Our current implementation is to have a 'processed' table keeping track of what each processor has already done:
CREATE TABLE items (id NUMBER PRIMARY KEY, ...)
CREATE TABLE itemsProcessed(
item NUMBER REFERENCES items(id),
processor NUMBER)
our query is this (itemsProcessed
has got relevant indexes on it) - we're using a NOT IN to filter out items that have already been processed by the current processor or it's ancestors:
SELECT ... FROM items i WHERE <additional queries on items>
AND id NOT IN (SELECT item FROM itemsProcessed WHERE processor IN (1, 2))
When the processed table gets very big, this query starts taking a long time (several seconds), as it has to do a lot of filtering before it starts returning the first item (the query plan is using a hash antijoin)
We need this query to return the first few items very quickly - ideally return the first items under 500ms. This means it can't iterate over items
and filter out those in itemsProcessed
. So we need some way of doing a negation index on the join of items
and itemsProcessed
(we've accomplished this on mongo, but oracle doens't seem to be able to do a similar thing)
Is this possible with Oracle?
Upvotes: 0
Views: 72
Reputation: 86
Depending on how often the table is updated, you could create a materialized view of itemsNotProcessed. The processing would be done beforehand. You could also denormalize a bit and add a processed flag to the items table and add a bitmap index on the flag.
Upvotes: 0
Reputation: 7928
you can try to add a /*+ first_rows */ hint to you query
SELECT /*+ first_rows (10) */... FROM items i ...

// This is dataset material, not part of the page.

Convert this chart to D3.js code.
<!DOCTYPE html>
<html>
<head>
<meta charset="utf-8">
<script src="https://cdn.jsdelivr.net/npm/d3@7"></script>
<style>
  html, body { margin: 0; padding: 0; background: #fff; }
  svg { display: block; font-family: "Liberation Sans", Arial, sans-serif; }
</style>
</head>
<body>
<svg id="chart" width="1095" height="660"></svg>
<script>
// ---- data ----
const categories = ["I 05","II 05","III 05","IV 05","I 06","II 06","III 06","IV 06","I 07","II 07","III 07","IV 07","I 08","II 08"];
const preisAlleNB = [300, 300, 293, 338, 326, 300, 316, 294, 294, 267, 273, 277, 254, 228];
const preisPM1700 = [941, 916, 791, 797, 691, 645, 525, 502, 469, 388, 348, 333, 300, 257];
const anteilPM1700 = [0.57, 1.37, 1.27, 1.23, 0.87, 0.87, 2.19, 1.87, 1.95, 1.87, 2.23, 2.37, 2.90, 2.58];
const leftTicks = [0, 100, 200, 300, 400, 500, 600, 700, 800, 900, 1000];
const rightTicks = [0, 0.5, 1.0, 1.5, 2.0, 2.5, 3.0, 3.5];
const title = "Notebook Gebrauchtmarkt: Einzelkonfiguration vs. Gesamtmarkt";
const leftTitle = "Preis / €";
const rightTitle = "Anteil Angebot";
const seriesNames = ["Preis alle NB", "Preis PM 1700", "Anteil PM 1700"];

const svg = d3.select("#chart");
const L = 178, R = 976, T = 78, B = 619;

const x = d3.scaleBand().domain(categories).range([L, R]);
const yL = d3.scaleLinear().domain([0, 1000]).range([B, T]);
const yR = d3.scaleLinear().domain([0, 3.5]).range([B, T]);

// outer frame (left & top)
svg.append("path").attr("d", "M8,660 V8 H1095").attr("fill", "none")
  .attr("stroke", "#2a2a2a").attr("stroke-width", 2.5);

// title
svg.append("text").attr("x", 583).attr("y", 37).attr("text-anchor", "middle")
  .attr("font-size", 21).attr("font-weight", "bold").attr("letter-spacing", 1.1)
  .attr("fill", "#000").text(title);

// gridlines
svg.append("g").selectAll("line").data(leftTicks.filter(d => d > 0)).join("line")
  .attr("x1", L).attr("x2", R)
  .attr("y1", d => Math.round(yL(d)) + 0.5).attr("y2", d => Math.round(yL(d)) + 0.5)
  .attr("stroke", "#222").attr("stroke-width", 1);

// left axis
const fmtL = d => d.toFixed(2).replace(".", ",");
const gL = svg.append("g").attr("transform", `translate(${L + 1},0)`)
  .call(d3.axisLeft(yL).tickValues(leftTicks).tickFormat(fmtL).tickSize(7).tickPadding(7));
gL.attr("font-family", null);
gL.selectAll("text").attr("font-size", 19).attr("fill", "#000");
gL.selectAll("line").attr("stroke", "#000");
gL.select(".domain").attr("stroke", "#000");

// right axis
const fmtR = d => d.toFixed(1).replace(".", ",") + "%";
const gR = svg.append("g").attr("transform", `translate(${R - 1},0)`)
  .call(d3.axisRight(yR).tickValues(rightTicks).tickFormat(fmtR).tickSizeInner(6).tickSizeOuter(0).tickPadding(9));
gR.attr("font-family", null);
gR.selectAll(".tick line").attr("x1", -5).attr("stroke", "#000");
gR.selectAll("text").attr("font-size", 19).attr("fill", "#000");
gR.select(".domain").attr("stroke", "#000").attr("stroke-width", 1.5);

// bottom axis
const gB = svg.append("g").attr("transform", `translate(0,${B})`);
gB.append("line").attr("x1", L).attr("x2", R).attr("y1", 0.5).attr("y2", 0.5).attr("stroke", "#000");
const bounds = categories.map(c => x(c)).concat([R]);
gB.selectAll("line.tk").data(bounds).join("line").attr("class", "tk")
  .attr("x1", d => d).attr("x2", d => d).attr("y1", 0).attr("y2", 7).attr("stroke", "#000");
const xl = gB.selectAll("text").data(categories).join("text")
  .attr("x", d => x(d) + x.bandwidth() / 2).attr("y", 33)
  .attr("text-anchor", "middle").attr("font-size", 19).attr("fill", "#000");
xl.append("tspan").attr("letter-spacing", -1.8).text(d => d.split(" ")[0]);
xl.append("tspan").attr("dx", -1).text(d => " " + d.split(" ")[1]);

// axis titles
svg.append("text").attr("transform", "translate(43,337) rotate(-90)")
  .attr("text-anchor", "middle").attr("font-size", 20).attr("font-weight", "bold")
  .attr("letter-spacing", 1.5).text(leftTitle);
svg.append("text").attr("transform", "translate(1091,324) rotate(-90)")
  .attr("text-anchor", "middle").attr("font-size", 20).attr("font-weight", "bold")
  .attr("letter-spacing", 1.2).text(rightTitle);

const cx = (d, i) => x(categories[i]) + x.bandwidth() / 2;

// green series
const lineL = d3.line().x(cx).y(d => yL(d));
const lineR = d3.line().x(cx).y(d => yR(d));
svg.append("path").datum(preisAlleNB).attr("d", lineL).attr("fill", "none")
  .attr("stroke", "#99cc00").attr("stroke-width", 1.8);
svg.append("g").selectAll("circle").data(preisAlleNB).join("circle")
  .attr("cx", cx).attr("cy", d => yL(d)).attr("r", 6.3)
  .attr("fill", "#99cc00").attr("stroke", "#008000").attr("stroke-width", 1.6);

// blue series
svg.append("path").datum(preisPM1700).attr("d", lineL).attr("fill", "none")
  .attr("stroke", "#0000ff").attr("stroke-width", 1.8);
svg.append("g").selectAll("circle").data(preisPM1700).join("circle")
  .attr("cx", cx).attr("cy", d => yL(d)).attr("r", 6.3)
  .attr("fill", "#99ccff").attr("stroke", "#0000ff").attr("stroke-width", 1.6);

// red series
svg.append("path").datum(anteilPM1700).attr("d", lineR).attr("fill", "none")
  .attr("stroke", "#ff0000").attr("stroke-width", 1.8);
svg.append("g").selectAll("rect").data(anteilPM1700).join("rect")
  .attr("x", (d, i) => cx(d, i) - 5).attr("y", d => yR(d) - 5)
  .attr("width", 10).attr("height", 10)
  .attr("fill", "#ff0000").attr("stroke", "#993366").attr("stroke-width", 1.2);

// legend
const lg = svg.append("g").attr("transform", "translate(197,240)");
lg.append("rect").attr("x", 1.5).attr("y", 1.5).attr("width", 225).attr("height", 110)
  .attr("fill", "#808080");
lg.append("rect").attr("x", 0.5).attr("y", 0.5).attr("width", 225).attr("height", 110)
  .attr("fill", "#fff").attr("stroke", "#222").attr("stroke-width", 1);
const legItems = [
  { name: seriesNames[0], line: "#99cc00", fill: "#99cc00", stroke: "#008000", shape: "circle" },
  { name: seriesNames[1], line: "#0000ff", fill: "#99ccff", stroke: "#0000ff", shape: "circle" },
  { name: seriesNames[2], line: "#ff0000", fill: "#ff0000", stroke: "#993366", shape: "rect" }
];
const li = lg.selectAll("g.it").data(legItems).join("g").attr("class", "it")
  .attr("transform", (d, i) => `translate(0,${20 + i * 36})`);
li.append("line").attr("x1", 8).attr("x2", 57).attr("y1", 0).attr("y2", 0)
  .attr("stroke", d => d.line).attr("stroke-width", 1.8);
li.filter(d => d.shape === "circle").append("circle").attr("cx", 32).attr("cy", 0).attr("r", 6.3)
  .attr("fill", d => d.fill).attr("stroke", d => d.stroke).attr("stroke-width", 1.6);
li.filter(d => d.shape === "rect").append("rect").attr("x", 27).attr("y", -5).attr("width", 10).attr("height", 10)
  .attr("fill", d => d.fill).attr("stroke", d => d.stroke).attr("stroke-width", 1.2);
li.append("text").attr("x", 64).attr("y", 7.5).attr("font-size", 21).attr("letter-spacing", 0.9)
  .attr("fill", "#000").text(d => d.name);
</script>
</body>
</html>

or try to select first the unprocessed items and than do <additional queries on items>
with i_to_process AS
(
SELECT item FROM items
minus
SELECT item FROM itemsProcessed WHERE processor IN (1, 2)
)
select * from i_to_process
where
<additional queries on items>
Upvotes: 1
Reputation: 50047
IMO this is a design problem. You're trying to exclude items which have already been processed when you should be trying to include items which have not been processed. The list of items which have been processed is going to grow continually; the list of items to be processed will remain small. Rather than having a table of items which have been processed (itemsProcessed) I suggest you create a table of items to be processed and then inner-join it to the query, deleting items from the ITEMS_TO_BE_PROCESSED table as they're processed.
Best of luck.
Upvotes: 0